Le milieu professionnel concerné par les addictions, vu les points communs, devrait être informé du comment et pourquoi de la guerre antidopage pour se forger une opinion et être préparé à des demandes éventuelles. Aujourd’hui le dopage ne concerne plus uniquement le milieu du sport, c’est devenu une affaire qui affecte toute la société et le méli-mélo avec les addictions est vite fait. Dans une ère d’invention de méthodes biomédicales permettant l’amélioration de la performance cognitive ou physique, et une position plutôt permissive de la société pour leur utilisation en dehors du milieu sportif, il est temps de repenser l’antidopage. Depuis l’entrée en vigueur du nouveau code antidopage au début 2009 plusieurs groupes d’athlètes en Belgique et aux Pays-Bas ont entamé des démarches juridiques pour vérifier si l’obligation de renseigner 365 jour/ an est légale, des athlètes comme Nadal, Murray et Serena ont manifesté leur mécontentement et la FIFA et l’UEFA ont déclaré de ne pas vouloir se plier aux exigences de l’obligation de renseigner 365 jours par an exigée par la WADA, illustrant que légalement et subjectivement la traque des athlètes d’élite dans la guerre antidopage a peut-être atteint des limites.
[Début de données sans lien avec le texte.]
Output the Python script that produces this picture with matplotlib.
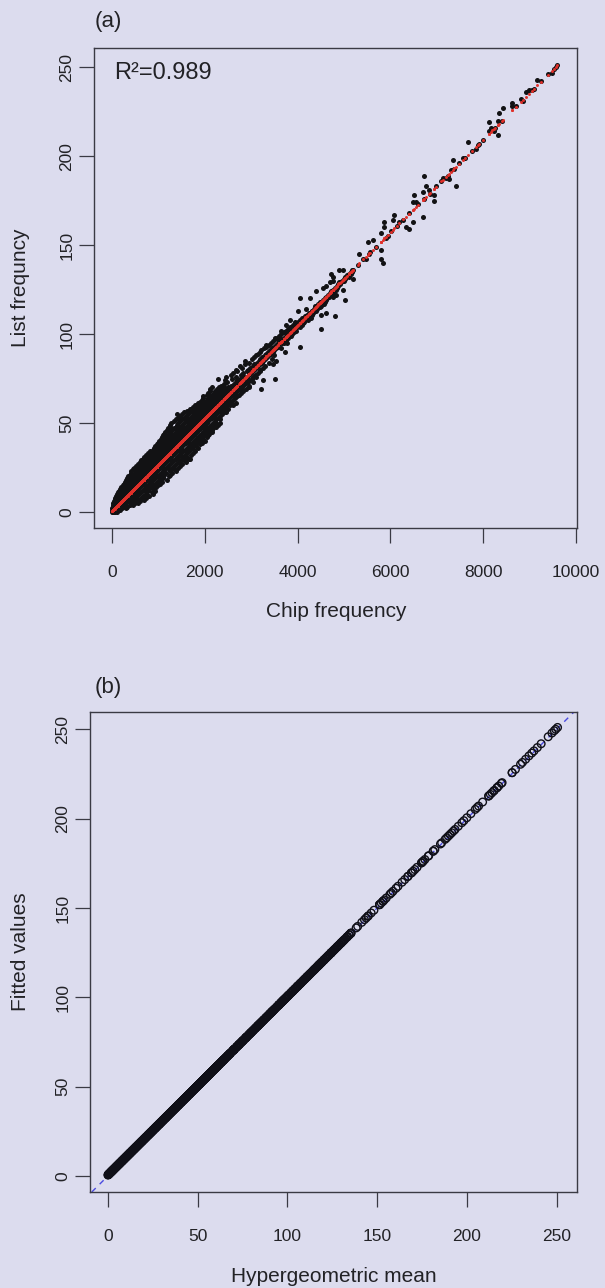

La vision d’une société policée avec des contrôles inopinés des citoyens avec fichage de passeports biologiques est inquiétante. Pourtant, c’est ce que la guerre antidopage risque d’amener. Il est temps de ré-analyser le problème et de réfléchir à des alternatives, plus pragmatiques, plus réalistes. Les promesses de l’antidopage sont irréalistes. La réalité présente des caractéristiques dystopiques indésirables. Je propose de réfléchir sur une approche plus pragmatique essayant de gérer au mieux possible l’utilisation de substances et de méthodes pour améliorer la performance, avec un coût pour la collectivité et l’individu le plus bas possible. Cela rappelle quelque chose : la réduction des risques, pilier reconnu de la politique drogues.